A truth table is the brute-force method for understanding logical statements: list every possible scenario and check what happens in each one. It is not elegant, but it is thorough and it never lies. For any compound logical statement, a truth table tells you its truth value in every possible case — and once you have that, you know everything about it.

The simplest truth table is for NOT. The variable P has two possible values (true and false), so the table has two rows. When P is true, NOT P is false. When P is false, NOT P is true. That is the entire table, and it completely defines negation.

For two variables, you need four rows to cover every combination: both true, first true and second false, first false and second true, both false. The truth table for AND (P ∧ Q) shows it is true only when both P and Q are true — any other combination gives false. The truth table for OR (P ∨ Q) shows it is true when at least one of P or Q is true — the only false case is when both are false. Note that logical OR is inclusive: "P or Q" is true even when both are true, which differs from how "or" often works in everyday English.

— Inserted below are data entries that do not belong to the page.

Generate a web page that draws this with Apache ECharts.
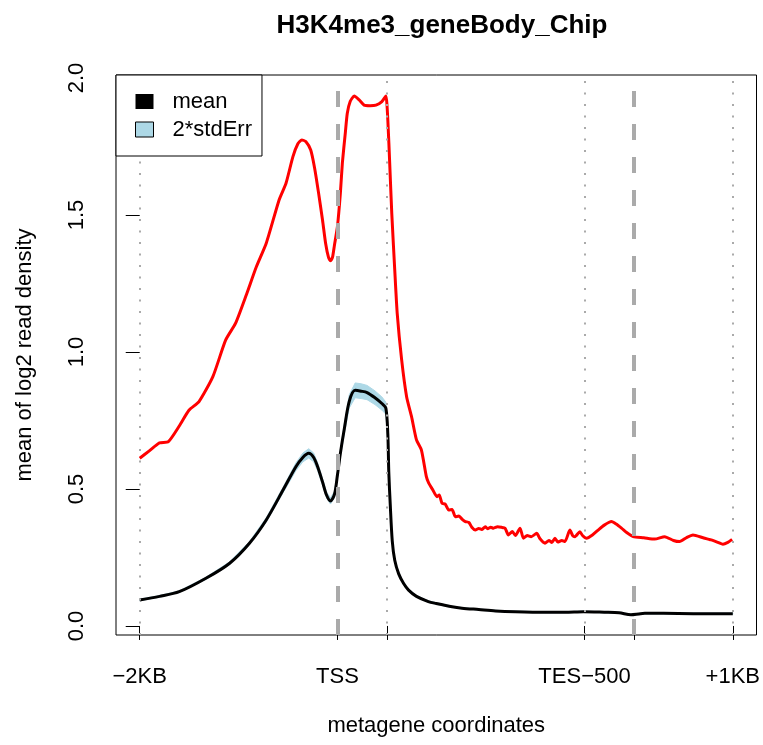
<!DOCTYPE html>
<html>
<head>
<meta charset="utf-8">
<script src="https://cdn.jsdelivr.net/npm/echarts@6/dist/echarts.min.js"></script>
<style>
html, body { margin: 0; padding: 0; background: #fff; }
#chart { width: 763px; height: 745px; }
</style>
</head>
<body>
<div id="chart"></div>
<script>
var FONT = "'Liberation Sans', Arial, sans-serif";

// metagene coordinate (bins): -2KB=0, TSS=200, TSS+500=250, TES-500=450, TES=500, +1KB=600
var tickPositions = [0, 200, 250, 450, 500, 600];
var tickLabels = ["\u22122KB", "TSS", "", "TES\u2212500", "", "+1KB"];
var yTicks = [0, 0.5, 1.0, 1.5, 2.0];
var dottedAt = [0, 250, 450, 600];
var dashedAt = [200, 500];

// mean curve (black) and its standard error (half of the band width)
var meanX = [0, 20, 40, 67, 91, 111, 128, 145, 158, 165, 171, 176, 180, 185, 189, 193, 197, 200, 203, 207,
	212, 218, 224, 230, 238, 245, 249, 251, 252, 253.5, 255.5, 258, 262, 267, 272, 280, 292, 300, 316, 326,
	343, 360, 380, 410, 430, 449, 470, 485, 497, 505, 511, 530, 560, 600];
var meanY = [0.095, 0.108, 0.125, 0.174, 0.229, 0.302, 0.387, 0.496, 0.581, 0.615, 0.630, 0.615, 0.581, 0.525, 0.478, 0.456, 0.480, 0.550, 0.630, 0.720,
	0.820, 0.860, 0.857, 0.852, 0.833, 0.812, 0.795, 0.700, 0.560, 0.440, 0.310, 0.240, 0.190, 0.155, 0.131, 0.108, 0.089, 0.082, 0.070, 0.065,
	0.060, 0.055, 0.052, 0.050, 0.050, 0.052, 0.050, 0.048, 0.041, 0.044, 0.046, 0.046, 0.045, 0.045];
var stdErr = [0.003, 0.003, 0.003, 0.004, 0.005, 0.006, 0.008, 0.010, 0.014, 0.016, 0.017, 0.016, 0.014, 0.012, 0.011, 0.011, 0.011, 0.012, 0.014, 0.018,
	0.024, 0.027, 0.027, 0.026, 0.025, 0.024, 0.022, 0.018, 0.014, 0.010, 0.008, 0.006, 0.005, 0.004, 0.004, 0.003, 0.003, 0.003, 0.002, 0.002,
	0.002, 0.002, 0.002, 0.002, 0.002, 0.002, 0.002, 0.002, 0.002, 0.002, 0.002, 0.002, 0.002, 0.002];

// red curve
var redX = [0, 10, 20, 29, 40, 50, 60, 74, 87, 97, 108, 118, 128, 141, 148, 155, 160, 164, 168, 173,
	177, 181, 185, 188, 191, 193, 195, 197, 200, 203, 205, 208, 210, 213, 217, 222, 227, 233, 239, 245,
	249, 251, 253, 255, 258, 260.5, 265, 270, 275, 280, 285, 290, 292.4, 296, 300.8, 303, 305.8, 309, 312.6, 316,
	319.3, 323, 326, 329.4, 333, 336, 339.5, 343, 346, 349.6, 352, 355, 357.9, 362, 366, 369.6, 373, 377, 380, 384.8,
	388.2, 392, 396, 401.6, 405, 410, 414, 417, 420.1, 423, 427, 430.2, 435.2, 438, 440.3, 445.3, 448, 452.1, 458, 463.8,
	470, 477.3, 482, 487.4, 493, 499.2, 510, 521, 531.1, 540, 546.2, 553, 559.7, 570, 578.1, 585, 590, 595, 599.3];
var redY = [0.612, 0.640, 0.668, 0.673, 0.730, 0.788, 0.819, 0.910, 1.044, 1.105, 1.210, 1.311, 1.397, 1.555, 1.616, 1.713, 1.760, 1.774, 1.768, 1.737,
	1.670, 1.579, 1.480, 1.398, 1.345, 1.333, 1.345, 1.390, 1.457, 1.580, 1.689, 1.800, 1.871, 1.915, 1.934, 1.920, 1.901, 1.899, 1.901, 1.914,
	1.934, 1.847, 1.680, 1.506, 1.300, 1.141, 0.971, 0.837, 0.764, 0.679, 0.642, 0.545, 0.521, 0.500, 0.472, 0.478, 0.448, 0.445, 0.423, 0.425,
	0.399, 0.401, 0.390, 0.381, 0.378, 0.360, 0.350, 0.356, 0.352, 0.362, 0.355, 0.360, 0.357, 0.362, 0.360, 0.357, 0.332, 0.345, 0.330, 0.357,
	0.320, 0.330, 0.326, 0.338, 0.318, 0.302, 0.312, 0.305, 0.320, 0.306, 0.312, 0.308, 0.350, 0.330, 0.326, 0.344, 0.330, 0.320, 0.332, 0.350,
	0.368, 0.381, 0.372, 0.357, 0.340, 0.326, 0.322, 0.317, 0.326, 0.312, 0.308, 0.322, 0.332, 0.322, 0.314, 0.305, 0.298, 0.305, 0.316];

var chart = echarts.init(document.getElementById("chart"), null, { renderer: "canvas" });

var zip = function(xs, ys) {
	return xs.map(function(x, i) { return [x, ys[i]]; });
};
// band rows: x, lower, upper
var bandData = meanX.map(function(x, i) {
	return [x, meanY[i] - stdErr[i], meanY[i] + stdErr[i]];
});

var renderBand = function(params, api) {
	if (params.dataIndex !== 0) return;
	var pts = [];
	for (var i = 0; i < bandData.length; i++) {
		pts.push(api.coord([bandData[i][0], bandData[i][2]]));
	}
	for (var j = bandData.length - 1; j >= 0; j--) {
		pts.push(api.coord([bandData[j][0], bandData[j][1]]));
	}
	return {
		type: "polygon",
		shape: { points: pts },
		style: { fill: "#ADD8E6", stroke: "#ADD8E6", lineWidth: 1 }
	};
};

var refLines = [];
dottedAt.forEach(function(x) {
	refLines.push({ xAxis: x, lineStyle: { color: "#aaaaaa", width: 2, type: [2, 9.5] } });
});
dashedAt.forEach(function(x) {
	refLines.push({ xAxis: x, lineStyle: { color: "#aaaaaa", width: 4, type: [16, 17] } });
});

var option = {
	backgroundColor: "#fff",
	animation: false,
	title: {
		text: "H3K4me3_geneBody_Chip",
		left: 437,
		top: 8,
		textAlign: "center",
		textStyle: { fontFamily: FONT, fontSize: 26, fontWeight: "bold", color: "#000" }
	},
	legend: {
		left: 116,
		top: 75,
		z: 10,
		orient: "vertical",
		padding: [14, 10, 14, 19],
		itemGap: 3,
		itemWidth: 18,
		itemHeight: 15,
		borderColor: "#000",
		borderWidth: 1,
		borderRadius: 0,
		backgroundColor: "#fff",
		selectedMode: false,
		textStyle: { fontFamily: FONT, fontSize: 22, color: "#000", lineHeight: 25, padding: [0, 0, 0, 14] },
		data: [
			{ name: "mean", icon: "rect", itemStyle: { color: "#000", borderWidth: 0 } },
			{ name: "2*stdErr", icon: "rect", itemStyle: { color: "#ADD8E6", borderColor: "#000", borderWidth: 1 } }
		]
	},
	grid: {
		left: 116,
		right: 5,
		top: 75,
		bottom: 110,
		show: true,
		borderColor: "#000",
		borderWidth: 1,
		backgroundColor: "transparent"
	},
	xAxis: {
		type: "value",
		min: -24,
		max: 624,
		name: "metagene coordinates",
		nameLocation: "middle",
		nameGap: 80,
		nameTextStyle: { fontFamily: FONT, fontSize: 22, color: "#000" },
		axisLine: { show: false },
		axisTick: { show: true, length: 14, customValues: tickPositions, lineStyle: { color: "#000", width: 1 } },
		axisLabel: {
			customValues: tickPositions,
			margin: 31,
			fontFamily: FONT,
			fontSize: 22,
			color: "#000",
			formatter: function(v) {
				var i = tickPositions.indexOf(v);
				return i >= 0 ? tickLabels[i] : "";
			}
		},
		splitLine: { show: false }
	},
	yAxis: {
		type: "value",
		min: -0.033,
		max: 2.011,
		name: "mean of log2 read density",
		nameLocation: "middle",
		nameGap: 80,
		nameTextStyle: { fontFamily: FONT, fontSize: 22, color: "#000" },
		axisLine: { show: false },
		axisTick: { show: true, length: 14, customValues: yTicks, lineStyle: { color: "#000", width: 1 } },
		axisLabel: {
			customValues: yTicks,
			rotate: 90,
			margin: 28,
			fontFamily: FONT,
			fontSize: 22,
			color: "#000",
			formatter: function(v) { return v.toFixed(1); }
		},
		splitLine: { show: false }
	},
	series: [
		{
			name: "red",
			type: "line",
			data: zip(redX, redY),
			showSymbol: false,
			smooth: 0.2,
			lineStyle: { color: "#ff0000", width: 3 },
			itemStyle: { color: "#ff0000" },
			z: 2
		},
		{
			name: "2*stdErr",
			type: "custom",
			renderItem: renderBand,
			data: bandData,
			encode: { x: 0, y: [1, 2] },
			itemStyle: { color: "#ADD8E6" },
			silent: true,
			z: 2
		},
		{
			name: "meanLine",
			type: "line",
			data: zip(meanX, meanY),
			showSymbol: false,
			smooth: 0.3,
			lineStyle: { color: "#000", width: 3 },
			itemStyle: { color: "#000" },
			z: 3
		},
		{
			// legend entry only
			name: "mean",
			type: "bar",
			data: [],
			itemStyle: { color: "#000" }
		},
		{
			name: "guides",
			type: "line",
			data: [],
			z: 5,
			markLine: {
				silent: true,
				symbol: ["none", "none"],
				label: { show: false },
				data: refLines
			}
		}
	]
};
chart.setOption(option);
</script>
</body>
</html>
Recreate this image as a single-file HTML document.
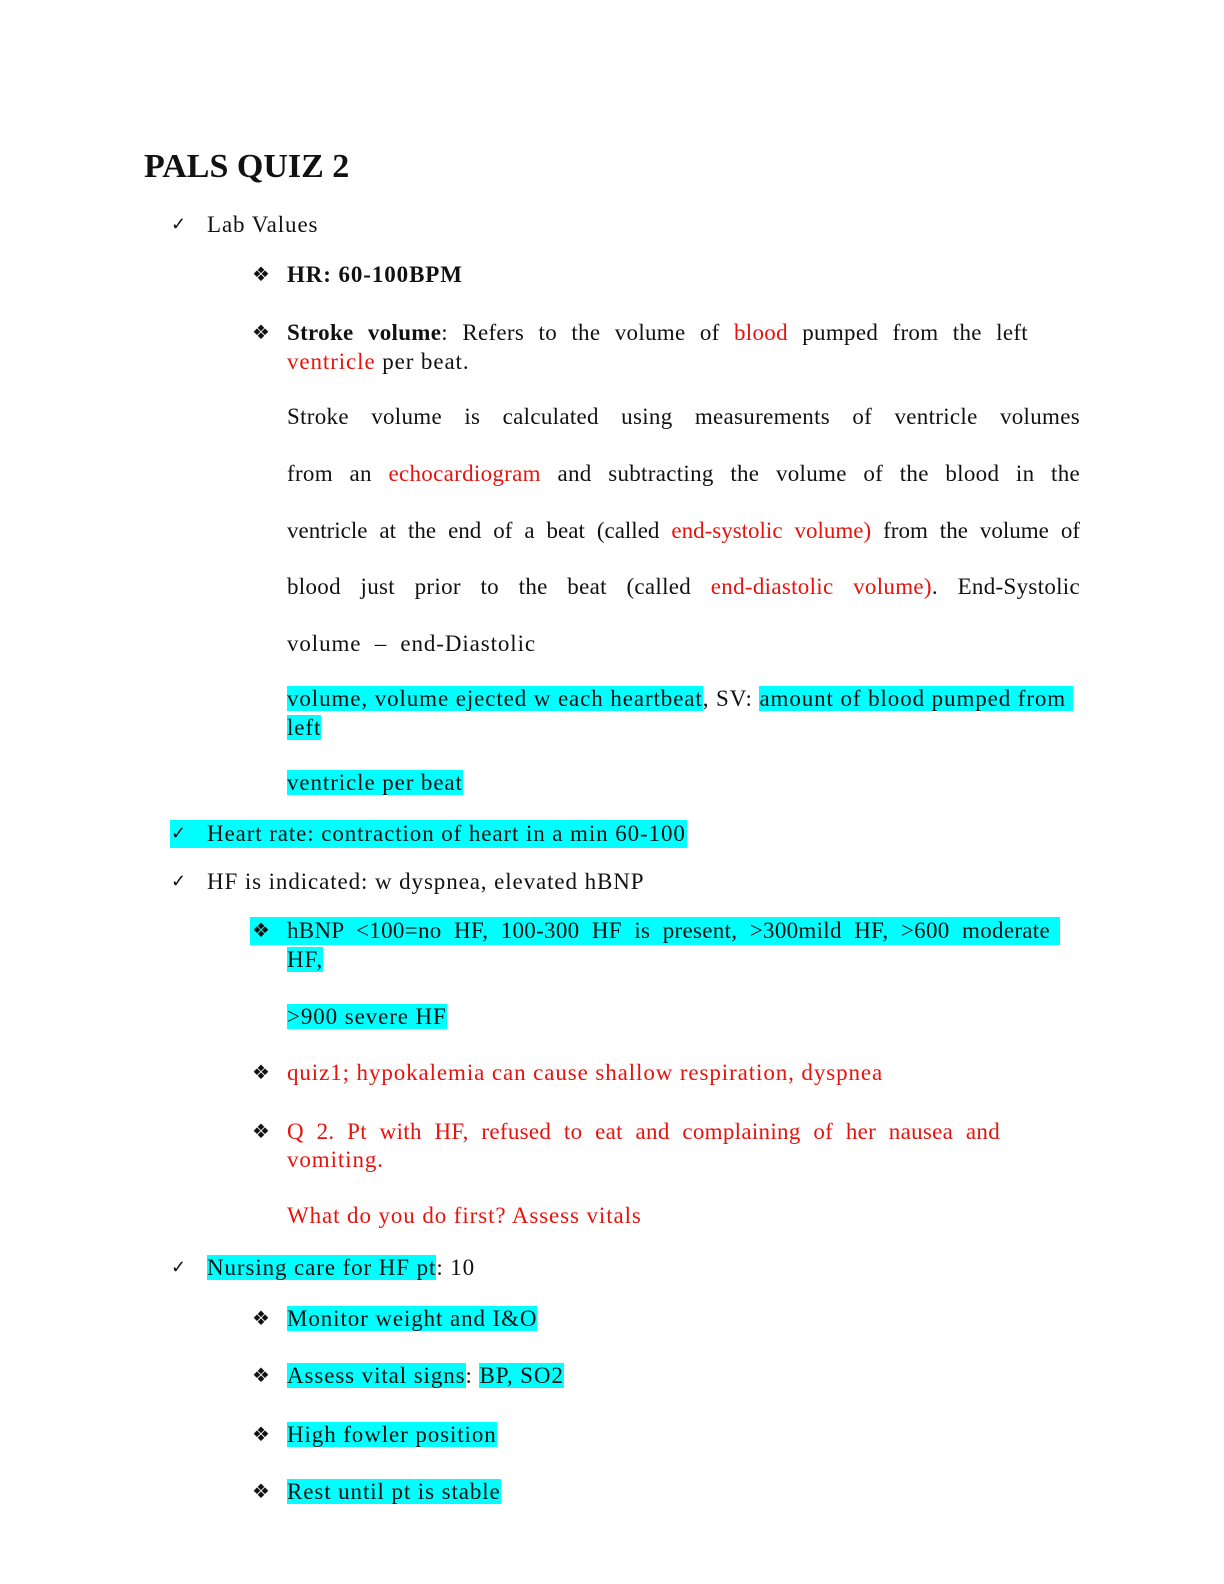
<!DOCTYPE html>
<html><head><meta charset="utf-8"><style>
html,body{margin:0;padding:0;background:#fff;}
body{width:1224px;height:1584px;position:relative;overflow:hidden;font-family:"Liberation Serif","DejaVu Serif",serif;font-size:23px;letter-spacing:0.9px;color:#111;}
.l{position:absolute;line-height:28px;white-space:nowrap;}
.j{position:absolute;left:287px;width:793px;line-height:28px;text-align:justify;text-align-last:justify;white-space:nowrap;letter-spacing:0.3px;}
.r{color:#e8120c;}
.h{background:#00ffff;}
.b{font-weight:bold;}
.ck{position:absolute;left:171px;font-size:18px;line-height:28px;letter-spacing:0;}
.dm{position:absolute;left:252px;font-size:20px;line-height:28px;letter-spacing:0;}
</style></head><body>
<div class="l b" style="left:144px;top:147px;font-size:34px;line-height:40px;letter-spacing:0;">PALS QUIZ 2</div>

<div class="ck" style="top:210px">✓</div>
<div class="l" style="left:207px;top:211px">Lab Values</div>

<div class="dm" style="top:261px">❖</div>
<div class="l b" style="left:287px;top:261px">HR: 60-100BPM</div>

<div class="dm" style="top:319px">❖</div>
<div class="j" style="top:319px;width:741px;white-space:normal"><b>Stroke volume</b>: Refers to the volume of <span class="r">blood</span> pumped from the left</div>
<div class="l" style="left:287px;top:348px"><span class="r">ventricle</span> per beat.</div>

<div class="j" style="top:403px;white-space:normal">Stroke volume is calculated using measurements of ventricle volumes</div>
<div class="j" style="top:460px;white-space:normal">from an <span class="r">echocardiogram</span> and subtracting the volume of the blood in the</div>
<div class="j" style="top:517px;white-space:normal;letter-spacing:0">ventricle at the end of a beat (called <span class="r">end-systolic volume)</span> from the volume of</div>
<div class="j" style="top:573px;white-space:normal">blood just prior to the beat (called <span class="r">end-diastolic volume)</span>. End-Systolic</div>
<div class="l" style="left:287px;top:630px">volume &nbsp;– &nbsp;end-Diastolic</div>

<div class="l" style="left:287px;top:685px"><span class="h">volume, volume ejected w each heartbeat</span>, SV: <span class="h">amount of blood pumped from&nbsp;</span></div>
<div class="l" style="left:287px;top:714px"><span class="h">left</span></div>
<div class="l" style="left:287px;top:769px"><span class="h">ventricle per beat</span></div>

<div class="l h" style="left:170px;top:820px;width:517px;">&nbsp;</div>
<div class="ck" style="top:819px">✓</div>
<div class="l" style="left:207px;top:820px">Heart rate: contraction of heart in a min 60-100</div>

<div class="ck" style="top:867px">✓</div>
<div class="l" style="left:207px;top:868px">HF is indicated: w dyspnea, elevated hBNP</div>

<div class="l h" style="left:250px;top:917px;width:810px;">&nbsp;</div>
<div class="dm" style="top:917px">❖</div>
<div class="j" style="top:917px;width:763px;white-space:normal">hBNP &lt;100=no HF, 100-300 HF is present, &gt;300mild HF, &gt;600 moderate</div>
<div class="l" style="left:287px;top:946px"><span class="h">HF,</span></div>
<div class="l" style="left:287px;top:1003px"><span class="h">&gt;900 severe HF</span></div>

<div class="dm" style="top:1059px">❖</div>
<div class="l r" style="left:287px;top:1059px">quiz1; hypokalemia can cause shallow respiration, dyspnea</div>

<div class="dm" style="top:1118px">❖</div>
<div class="j r" style="top:1118px;width:713px;white-space:normal">Q 2. Pt with HF, refused to eat and complaining of her nausea and</div>
<div class="l r" style="left:287px;top:1146px">vomiting.</div>
<div class="l r" style="left:287px;top:1202px">What do you do first? Assess vitals</div>

<div class="ck" style="top:1253px">✓</div>
<div class="l" style="left:207px;top:1254px"><span class="h">Nursing care for HF pt</span>: 10</div>

<div class="dm" style="top:1305px">❖</div>
<div class="l" style="left:287px;top:1305px"><span class="h">Monitor weight and I&amp;O</span></div>
<div class="dm" style="top:1362px">❖</div>
<div class="l" style="left:287px;top:1362px"><span class="h">Assess vital signs</span>: <span class="h">BP, SO2</span></div>
<div class="dm" style="top:1421px">❖</div>
<div class="l" style="left:287px;top:1421px"><span class="h">High fowler position</span></div>
<div class="dm" style="top:1478px">❖</div>
<div class="l" style="left:287px;top:1478px"><span class="h">Rest until pt is stable</span></div>
</body></html>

The most important truth table to internalize is the one for the conditional P → Q. It has four rows: (T,T) → T, (T,F) → F, (F,T) → T, (F,F) → T. The conditional is false in exactly one case: when P is true and Q is false. The two rows where P is false both give true — this is the vacuous truth you learned about earlier, now visible as entries in a table.

Truth tables become genuinely powerful when you use them to compare statements. Build the truth table for P → Q and the truth table for ¬Q → ¬P (the contrapositive) side by side. You will find that the final columns are identical — same truth value in every row. This proves they are logically equivalent, not just for one example but for all possible truth values of P and Q. You have just verified a fundamental logical law using nothing but systematic case-checking. This technique will serve you throughout your study of logic and proofs.